The case was prosecuted by Deputy Attorney General Jeffrey J. Manis of the Division of Criminal Justice Corruption Bureau. The investigation was conducted by Detective Peter Layng of the State Police Official Corruption Bureau North Unit and Sgt. Lisa Shea of the Division of Criminal Justice Corruption Bureau, with additional assistance from Deputy Attorney General Perry Primavera and Administrative Analyst Kathleen Ratliff, also of the Division of Criminal Justice Corruption Bureau.

Attorney General Dow and Director Taylor noted that the Division of Criminal Justice has established a toll-free Corruption Tipline for the public to report corruption, financial crime and other illegal activities: 1-866-TIPS-4CJ. Additionally, the public can log on to the Division website to report suspected wrongdoing.
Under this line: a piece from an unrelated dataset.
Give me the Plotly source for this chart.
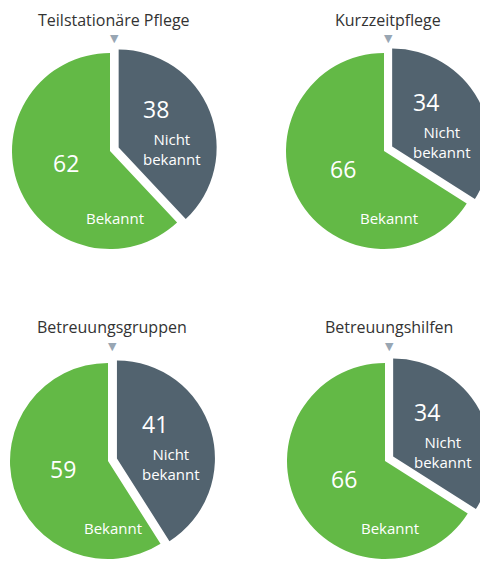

All information received through the tipline or webpage will remain confidential.


Talking Ed Note: This brings to a close one of the most notorious recent public corruption cases in Hoboken.  MSV finds the portion detailing interest in continuing to investigate corruption among public officials especially endearing.

Thank you Madam Attorney General.  

This is not the last Hoboken will be hearing from the NJ Office of the Attorney General nor the Federal Attorneys Office and FBI in Newark.

January is going to be a great start to 2012.